Impactos das Indicações Geográficas
O evento debateu a tomada de decisão do cliente, associando produtos à qualidade. Francesco Meggiolaro, Diretor Geral de Agricultura e Desenvolvimento Rural da União Europeia, mencionou medidas no acordo entre Mercosul e UE. “A presença de produtos abusivos e falsificados não só danificam a reputação do produto original aos olhos do consumidor, mas também danificam a reputação de todo o sistema de indicações geográficas. As indicações geográficas têm um grande potencial de desenvolvimento nos países do Mercosul e os mesmos já fizeram um trabalho importante para começar a aproveitar esse potencial. Os limites que agora estão no acordo entre UE e Mercosul vão estimular ainda mais nessa direção, tanto na área de produtos agroalimentares, como também de artesanato, que também é outra área muito forte nos países da região”.

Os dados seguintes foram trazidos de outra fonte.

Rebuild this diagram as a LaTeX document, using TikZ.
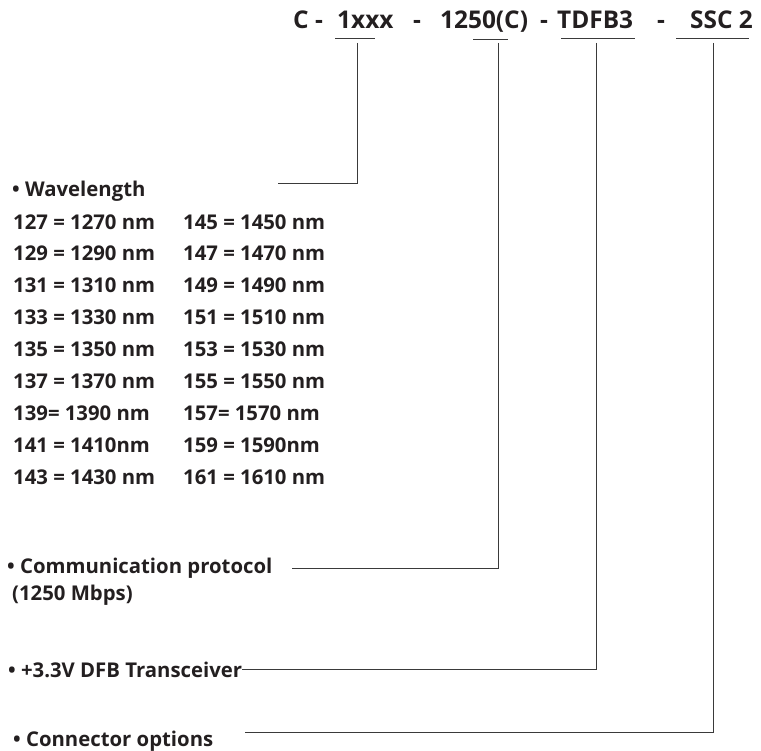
\documentclass[tikz,border=0pt]{standalone}
\usepackage{fontspec}
\setmainfont{Open Sans}
\definecolor{ink}{HTML}{231F20}
\definecolor{wire}{HTML}{3A3A3A}
\begin{document}
\begin{tikzpicture}[x=1bp,y=-1bp,
  txt/.style={anchor=base west, inner sep=0pt, font=\fontsize{20.4}{24}\selectfont\bfseries, text=ink},
  ttl/.style={anchor=base west, inner sep=0pt, font=\fontsize{24.5}{29}\selectfont\bfseries, text=ink},
  ln/.style={draw=wire, line width=1bp}]
\useasboundingbox (0,0) rectangle (761,751);
% title
\node[ttl] (tC)  at (293,29) {C -};
\node[ttl] (t1)  at (337,29) {1xxx};
\node[ttl] (td1) at (413,29) {-};
\node[ttl] (t2)  at (440,29) {1250(C)};
\node[ttl] (td2) at (540,29) {-};
\node[ttl] (t3)  at (557,29) {TDFB3};
\node[ttl] (td3) at (657,29) {-};
\node[ttl] (t4)  at (690,29) {SSC 2};
% underlines
\draw[ln] (335,39) -- (375,39);
\draw[ln] (473,40) -- (508,40);
\draw[ln] (561,39) -- (635,39);
\draw[ln] (676,39) -- (749,39);
% wavelength list
\node[txt] (wl) at (12,196) {• Wavelength};
\foreach \a/\b [count=\i from 0] in {127 = 1270 nm/145 = 1450 nm,129 = 1290 nm/147 = 1470 nm,131 = 1310 nm/149 = 1490 nm,133 = 1330 nm/151 = 1510 nm,135 = 1350 nm/153 = 1530 nm,137 = 1370 nm/155 = 1550 nm,139= 1390 nm/157= 1570 nm,141 = 1410nm/159 = 1590nm,143 = 1430 nm/161 = 1610 nm}{
  \node[txt] (wa\i) at (13,229+31.9*\i) {\a};
  \node[txt] (wb\i) at (183,229+31.9*\i) {\b};
}
\node[txt] (cp) at (7,573) {• Communication protocol};
\node[txt] (cp2) at (12,600) {(1250 Mbps)};
\node[txt] (tr) at (8,677) {• +3.3V DFB Transceiver};
\node[txt] (co) at (13,746) {• Connector options};
% connectors
\coordinate (v1) at (357,43);
\coordinate (v2) at (498,43);
\coordinate (v3) at (596,43);
\coordinate (v4) at (713,43);
\coordinate (e1) at (278,183);
\coordinate (e2) at (292,568);
\coordinate (e4) at (245,732);
\draw[ln] (v1) |- (e1);
\draw[ln] (v2) |- (e2);
\draw[ln] (v3) |- (tr.east);
\draw[ln] (v4) |- (e4);
\end{tikzpicture}
\end{document}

A Colômbia traz exemplos de como é possível valorizar a cultura e o trabalho manual local por meio das indicações geográficas. Entre 2010 e 2020 a Colômbia concedeu 26 novas IGs a produtos nacionais, e boa parte destes produtos foram do setor artesanal, de acordo com José Luis Lodoño, Diretor de Relações Exteriores, Desenvolvimento de Políticas e membro do Comitê de Indicações Geográficas do International Trademark Association (INTA). A exemplo disso, na produção do filme Encanto, da Disney, os produtores do longa entraram em contato com tribos indígenas locais colombianas para adquirir o direito de utilizar imagens animadas de produtos protegidos por indicações geográficas.
Já Hulda Oliveira Giesbrecht, Coordenadora de Negócios de Base Tecnológica e Propriedade Intelectual da SEBRAE Nacional, afirma que há muitos benefícios para os produtores em participarem de indicações geográficas e destaca as associações. “Sem dúvida, uma das maiores vantagens é a promoção conjunta. Investir no marketing de um produto sozinho é muito diferente de estar em um grupo – ele se beneficia de estar junto a outros produtores, de toda a mídia e divulgação gerada para aquela região a partir da concessão de uma indicação geográfica. Então essa promoção conjunta, essa divisão dos custos que ele teria sozinho, ao estar debaixo do guarda-chuvas da indicação geográfica, já é um grande diferencial para pequenos produtores”. Ela também destaca ganhos que estão relacionados à troca de conhecimento que pode acontecer nesses grupos, sendo relacionado à forma de gestão, de produção etc.
Também foram discutidos os usos indevidos e fraudes de indicações geográficas. Katarina Barathova, da European Comission, acrescentou que “cada vez mais, nos últimos anos, à medida que o ambiente digital e as plataformas digitais são mais utilizadas, também observamos um número crescente de violações de indicações geográficas no comércio”. Segundo o relatório “Violação de Indicações Geográficas protegidas para vinho, bebidas alcoólicas, produtos agrícolas e alimentos na União Europeia“, da EUIPO, o valor dos produtos infratores de IG na UE foi aproximadamente de € 4,3 bilhões em 2014. A perda para os consumidores, definida como o prêmio de preço injustamente pago pelos consumidores por acreditarem estar adquirindo um produto de IG genuíno, é estimada em até € 2,3 bilhões, representando aproximadamente 4,8% das compras totais de produtos de IG.